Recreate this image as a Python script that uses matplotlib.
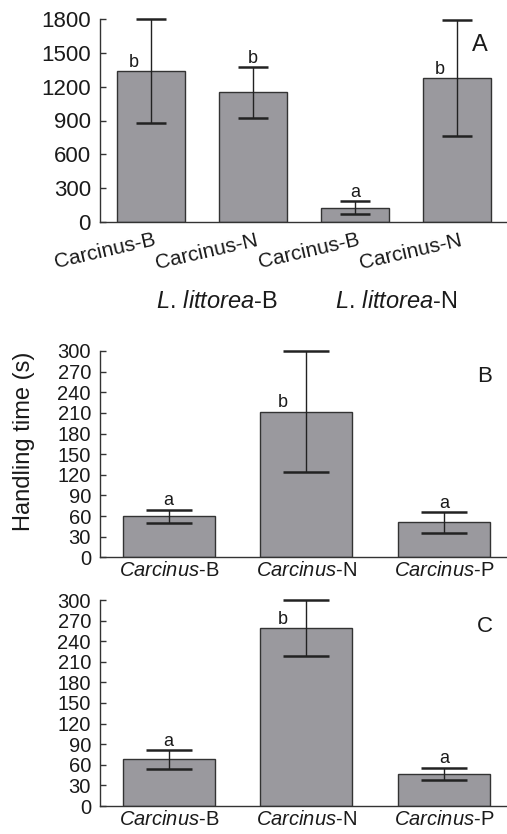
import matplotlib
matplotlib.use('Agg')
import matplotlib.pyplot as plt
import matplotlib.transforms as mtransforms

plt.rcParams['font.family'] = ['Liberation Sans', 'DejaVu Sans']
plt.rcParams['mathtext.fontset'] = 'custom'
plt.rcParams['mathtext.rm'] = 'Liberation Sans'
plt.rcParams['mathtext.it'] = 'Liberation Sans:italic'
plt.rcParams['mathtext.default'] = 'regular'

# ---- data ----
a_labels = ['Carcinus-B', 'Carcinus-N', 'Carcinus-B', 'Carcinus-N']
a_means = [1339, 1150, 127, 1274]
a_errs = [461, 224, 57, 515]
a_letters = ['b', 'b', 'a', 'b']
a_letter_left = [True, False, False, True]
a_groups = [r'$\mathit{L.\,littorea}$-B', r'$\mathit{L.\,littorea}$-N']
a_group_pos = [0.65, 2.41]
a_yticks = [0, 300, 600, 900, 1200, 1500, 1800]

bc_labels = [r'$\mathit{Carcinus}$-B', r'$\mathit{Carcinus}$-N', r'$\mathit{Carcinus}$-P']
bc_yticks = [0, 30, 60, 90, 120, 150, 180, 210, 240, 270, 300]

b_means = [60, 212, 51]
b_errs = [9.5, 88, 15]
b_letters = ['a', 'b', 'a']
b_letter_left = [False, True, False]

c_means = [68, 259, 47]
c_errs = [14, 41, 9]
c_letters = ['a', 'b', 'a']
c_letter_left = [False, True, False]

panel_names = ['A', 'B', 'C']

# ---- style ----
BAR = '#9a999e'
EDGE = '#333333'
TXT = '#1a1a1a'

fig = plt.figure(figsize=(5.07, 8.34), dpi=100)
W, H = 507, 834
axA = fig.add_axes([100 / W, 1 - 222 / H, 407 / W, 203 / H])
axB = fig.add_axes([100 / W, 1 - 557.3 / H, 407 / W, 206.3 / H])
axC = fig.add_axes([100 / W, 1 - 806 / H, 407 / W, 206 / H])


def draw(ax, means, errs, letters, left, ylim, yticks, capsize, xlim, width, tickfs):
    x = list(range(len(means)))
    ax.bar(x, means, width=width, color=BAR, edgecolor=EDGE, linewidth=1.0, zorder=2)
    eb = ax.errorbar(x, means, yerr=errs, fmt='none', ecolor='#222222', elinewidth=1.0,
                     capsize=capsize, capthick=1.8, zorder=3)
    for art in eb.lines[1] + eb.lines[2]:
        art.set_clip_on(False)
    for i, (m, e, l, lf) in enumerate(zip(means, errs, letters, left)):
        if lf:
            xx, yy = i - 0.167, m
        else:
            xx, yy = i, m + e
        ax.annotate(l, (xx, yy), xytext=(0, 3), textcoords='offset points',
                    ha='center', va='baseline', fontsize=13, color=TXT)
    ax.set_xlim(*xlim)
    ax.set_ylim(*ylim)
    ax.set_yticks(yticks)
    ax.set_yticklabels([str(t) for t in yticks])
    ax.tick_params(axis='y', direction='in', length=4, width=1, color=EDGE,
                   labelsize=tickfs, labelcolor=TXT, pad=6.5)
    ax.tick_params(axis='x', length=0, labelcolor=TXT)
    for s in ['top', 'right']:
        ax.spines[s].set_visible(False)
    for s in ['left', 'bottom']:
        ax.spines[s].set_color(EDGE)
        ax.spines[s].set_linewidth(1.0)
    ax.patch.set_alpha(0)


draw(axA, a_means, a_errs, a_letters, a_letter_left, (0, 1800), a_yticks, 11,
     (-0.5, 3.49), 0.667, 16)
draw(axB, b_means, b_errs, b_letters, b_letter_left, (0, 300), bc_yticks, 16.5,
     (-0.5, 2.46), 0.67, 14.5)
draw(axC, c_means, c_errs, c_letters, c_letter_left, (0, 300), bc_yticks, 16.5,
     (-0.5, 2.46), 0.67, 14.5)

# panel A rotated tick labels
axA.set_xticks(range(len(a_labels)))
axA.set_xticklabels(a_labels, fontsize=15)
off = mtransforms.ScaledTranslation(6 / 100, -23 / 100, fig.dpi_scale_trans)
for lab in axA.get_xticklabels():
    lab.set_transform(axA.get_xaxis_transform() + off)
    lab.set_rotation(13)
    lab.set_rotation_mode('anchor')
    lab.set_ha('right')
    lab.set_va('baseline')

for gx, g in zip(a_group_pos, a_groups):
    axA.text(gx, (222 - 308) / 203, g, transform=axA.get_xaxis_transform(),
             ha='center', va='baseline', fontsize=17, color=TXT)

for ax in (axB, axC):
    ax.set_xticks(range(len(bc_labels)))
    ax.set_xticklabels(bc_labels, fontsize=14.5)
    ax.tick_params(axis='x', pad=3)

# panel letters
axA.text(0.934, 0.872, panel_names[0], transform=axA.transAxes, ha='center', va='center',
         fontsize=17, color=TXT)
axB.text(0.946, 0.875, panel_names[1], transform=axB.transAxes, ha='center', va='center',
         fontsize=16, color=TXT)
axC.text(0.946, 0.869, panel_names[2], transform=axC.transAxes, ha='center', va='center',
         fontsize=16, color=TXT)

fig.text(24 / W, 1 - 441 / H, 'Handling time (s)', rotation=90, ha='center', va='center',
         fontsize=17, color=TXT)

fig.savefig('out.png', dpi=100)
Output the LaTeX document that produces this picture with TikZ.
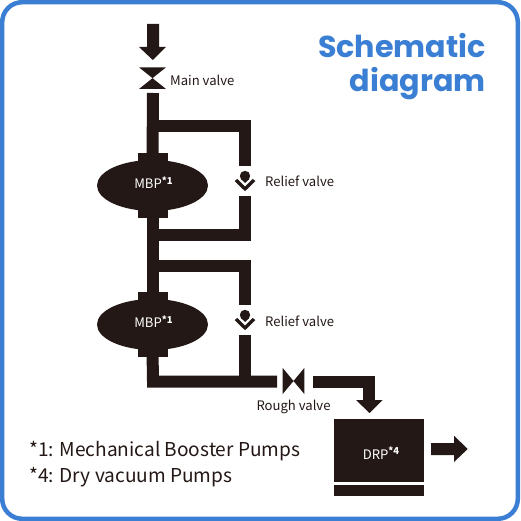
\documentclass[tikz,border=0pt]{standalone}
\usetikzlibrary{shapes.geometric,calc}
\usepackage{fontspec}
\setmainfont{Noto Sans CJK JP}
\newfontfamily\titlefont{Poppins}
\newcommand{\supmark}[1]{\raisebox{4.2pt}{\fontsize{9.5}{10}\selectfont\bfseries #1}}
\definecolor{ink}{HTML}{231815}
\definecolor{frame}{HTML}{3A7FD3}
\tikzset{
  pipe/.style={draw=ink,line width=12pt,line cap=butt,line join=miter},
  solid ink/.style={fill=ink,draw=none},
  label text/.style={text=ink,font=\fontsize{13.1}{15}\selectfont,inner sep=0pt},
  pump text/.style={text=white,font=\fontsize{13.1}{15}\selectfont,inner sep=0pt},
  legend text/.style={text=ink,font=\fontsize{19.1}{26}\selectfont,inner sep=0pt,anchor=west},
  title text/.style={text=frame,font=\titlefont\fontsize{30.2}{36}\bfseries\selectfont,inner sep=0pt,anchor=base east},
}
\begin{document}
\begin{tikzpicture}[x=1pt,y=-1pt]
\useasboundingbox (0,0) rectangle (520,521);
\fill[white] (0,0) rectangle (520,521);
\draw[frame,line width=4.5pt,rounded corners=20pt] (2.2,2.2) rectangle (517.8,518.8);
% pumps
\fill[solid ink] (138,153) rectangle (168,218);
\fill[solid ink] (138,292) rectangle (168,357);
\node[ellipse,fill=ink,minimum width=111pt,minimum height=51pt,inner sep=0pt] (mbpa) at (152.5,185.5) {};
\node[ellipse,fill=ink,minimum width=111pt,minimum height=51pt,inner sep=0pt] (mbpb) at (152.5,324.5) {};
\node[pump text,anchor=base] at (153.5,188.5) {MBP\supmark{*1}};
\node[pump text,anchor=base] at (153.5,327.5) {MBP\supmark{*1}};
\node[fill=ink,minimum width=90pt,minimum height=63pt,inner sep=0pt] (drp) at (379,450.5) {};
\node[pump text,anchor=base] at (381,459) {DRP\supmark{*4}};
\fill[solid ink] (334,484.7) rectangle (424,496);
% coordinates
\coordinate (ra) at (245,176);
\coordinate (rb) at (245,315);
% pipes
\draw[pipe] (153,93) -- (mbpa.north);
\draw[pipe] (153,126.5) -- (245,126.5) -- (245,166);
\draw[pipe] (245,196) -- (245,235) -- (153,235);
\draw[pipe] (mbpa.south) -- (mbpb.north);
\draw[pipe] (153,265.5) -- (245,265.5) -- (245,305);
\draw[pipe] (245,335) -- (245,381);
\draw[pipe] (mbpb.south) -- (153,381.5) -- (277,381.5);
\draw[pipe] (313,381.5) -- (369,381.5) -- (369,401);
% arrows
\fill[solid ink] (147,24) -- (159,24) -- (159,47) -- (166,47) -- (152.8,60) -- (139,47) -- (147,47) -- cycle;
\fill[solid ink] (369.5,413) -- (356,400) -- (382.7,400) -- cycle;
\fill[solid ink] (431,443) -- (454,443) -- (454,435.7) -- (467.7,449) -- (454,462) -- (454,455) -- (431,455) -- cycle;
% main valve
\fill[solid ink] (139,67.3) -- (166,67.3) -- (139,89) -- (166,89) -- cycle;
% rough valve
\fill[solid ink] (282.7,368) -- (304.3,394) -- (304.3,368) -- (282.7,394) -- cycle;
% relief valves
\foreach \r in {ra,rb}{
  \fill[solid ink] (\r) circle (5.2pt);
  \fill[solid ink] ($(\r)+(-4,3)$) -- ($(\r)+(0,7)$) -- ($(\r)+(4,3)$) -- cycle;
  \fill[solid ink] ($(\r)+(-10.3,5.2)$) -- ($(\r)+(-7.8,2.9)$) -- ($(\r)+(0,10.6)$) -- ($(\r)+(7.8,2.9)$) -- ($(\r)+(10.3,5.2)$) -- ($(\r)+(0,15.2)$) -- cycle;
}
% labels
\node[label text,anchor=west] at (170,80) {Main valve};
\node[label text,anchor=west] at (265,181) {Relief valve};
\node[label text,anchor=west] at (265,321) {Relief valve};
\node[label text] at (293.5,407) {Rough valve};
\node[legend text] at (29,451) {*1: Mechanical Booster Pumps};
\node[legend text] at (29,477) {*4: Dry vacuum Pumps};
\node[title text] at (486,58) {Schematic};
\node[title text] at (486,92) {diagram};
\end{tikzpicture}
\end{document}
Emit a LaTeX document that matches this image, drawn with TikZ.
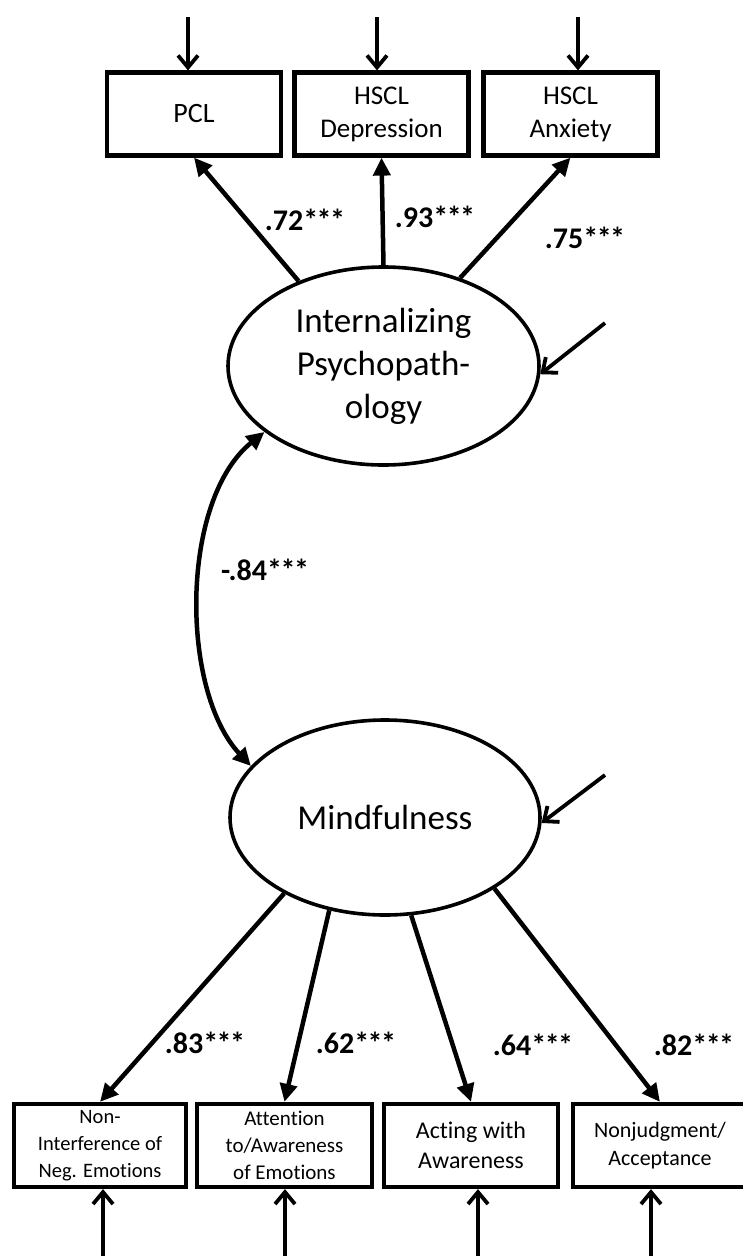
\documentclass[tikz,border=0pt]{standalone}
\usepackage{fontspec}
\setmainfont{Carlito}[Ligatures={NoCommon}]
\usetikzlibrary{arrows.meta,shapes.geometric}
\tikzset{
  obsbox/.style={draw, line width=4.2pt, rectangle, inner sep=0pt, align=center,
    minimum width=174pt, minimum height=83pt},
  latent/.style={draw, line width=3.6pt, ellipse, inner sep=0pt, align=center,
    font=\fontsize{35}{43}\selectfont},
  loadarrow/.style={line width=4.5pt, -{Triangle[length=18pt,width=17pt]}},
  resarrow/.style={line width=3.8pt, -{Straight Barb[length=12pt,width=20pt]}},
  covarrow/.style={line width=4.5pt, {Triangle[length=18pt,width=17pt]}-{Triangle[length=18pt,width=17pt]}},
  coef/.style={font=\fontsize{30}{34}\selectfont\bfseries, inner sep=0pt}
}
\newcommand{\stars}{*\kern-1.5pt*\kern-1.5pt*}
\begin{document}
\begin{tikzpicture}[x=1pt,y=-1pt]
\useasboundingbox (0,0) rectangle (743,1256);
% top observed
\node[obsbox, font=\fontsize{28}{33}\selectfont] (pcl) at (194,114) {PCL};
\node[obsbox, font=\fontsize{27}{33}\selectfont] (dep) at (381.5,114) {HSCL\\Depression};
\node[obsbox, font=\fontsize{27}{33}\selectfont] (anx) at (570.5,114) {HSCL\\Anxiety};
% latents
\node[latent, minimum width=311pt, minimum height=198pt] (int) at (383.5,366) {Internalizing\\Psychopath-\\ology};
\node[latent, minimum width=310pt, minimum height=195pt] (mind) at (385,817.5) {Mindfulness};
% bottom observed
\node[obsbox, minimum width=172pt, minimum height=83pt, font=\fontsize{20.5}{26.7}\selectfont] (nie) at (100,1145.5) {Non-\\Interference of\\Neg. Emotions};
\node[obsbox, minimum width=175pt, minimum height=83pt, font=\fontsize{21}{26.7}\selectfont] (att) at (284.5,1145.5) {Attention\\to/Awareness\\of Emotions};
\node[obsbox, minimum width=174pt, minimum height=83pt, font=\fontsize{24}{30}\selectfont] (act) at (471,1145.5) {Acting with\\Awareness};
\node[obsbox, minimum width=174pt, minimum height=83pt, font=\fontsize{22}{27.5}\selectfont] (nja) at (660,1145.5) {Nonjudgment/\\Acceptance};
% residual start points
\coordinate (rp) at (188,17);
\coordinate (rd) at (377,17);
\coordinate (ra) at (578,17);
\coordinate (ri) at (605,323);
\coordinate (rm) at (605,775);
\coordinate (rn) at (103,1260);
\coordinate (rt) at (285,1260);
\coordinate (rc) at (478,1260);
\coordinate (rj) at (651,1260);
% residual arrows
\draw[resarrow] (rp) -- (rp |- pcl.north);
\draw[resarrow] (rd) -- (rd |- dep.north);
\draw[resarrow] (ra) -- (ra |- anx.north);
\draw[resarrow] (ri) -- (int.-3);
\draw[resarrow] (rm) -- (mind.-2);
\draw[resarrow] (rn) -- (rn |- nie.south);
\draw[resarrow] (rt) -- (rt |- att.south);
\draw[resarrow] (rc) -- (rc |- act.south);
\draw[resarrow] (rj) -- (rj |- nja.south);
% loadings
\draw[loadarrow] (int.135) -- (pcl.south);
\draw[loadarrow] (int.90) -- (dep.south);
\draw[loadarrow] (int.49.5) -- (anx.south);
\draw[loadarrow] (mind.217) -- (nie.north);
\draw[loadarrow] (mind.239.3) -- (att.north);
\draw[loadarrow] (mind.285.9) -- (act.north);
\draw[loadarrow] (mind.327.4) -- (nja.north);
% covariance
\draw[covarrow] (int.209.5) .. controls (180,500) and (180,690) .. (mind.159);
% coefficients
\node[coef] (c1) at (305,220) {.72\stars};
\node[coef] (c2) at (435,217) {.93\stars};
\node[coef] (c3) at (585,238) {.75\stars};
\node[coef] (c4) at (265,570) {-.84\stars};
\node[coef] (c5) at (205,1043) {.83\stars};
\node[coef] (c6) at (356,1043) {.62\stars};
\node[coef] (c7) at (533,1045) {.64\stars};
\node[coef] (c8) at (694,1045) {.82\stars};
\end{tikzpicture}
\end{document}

+ + + +

**Aim of the exercise:** Find each line in the records holding the string "this" and show it.

**Correct output:**
Recreate this image as a Python script that uses matplotlib.
Output the LaTeX document that produces this picture with TikZ.
Emit a LaTeX document that matches this image, drawn with TikZ.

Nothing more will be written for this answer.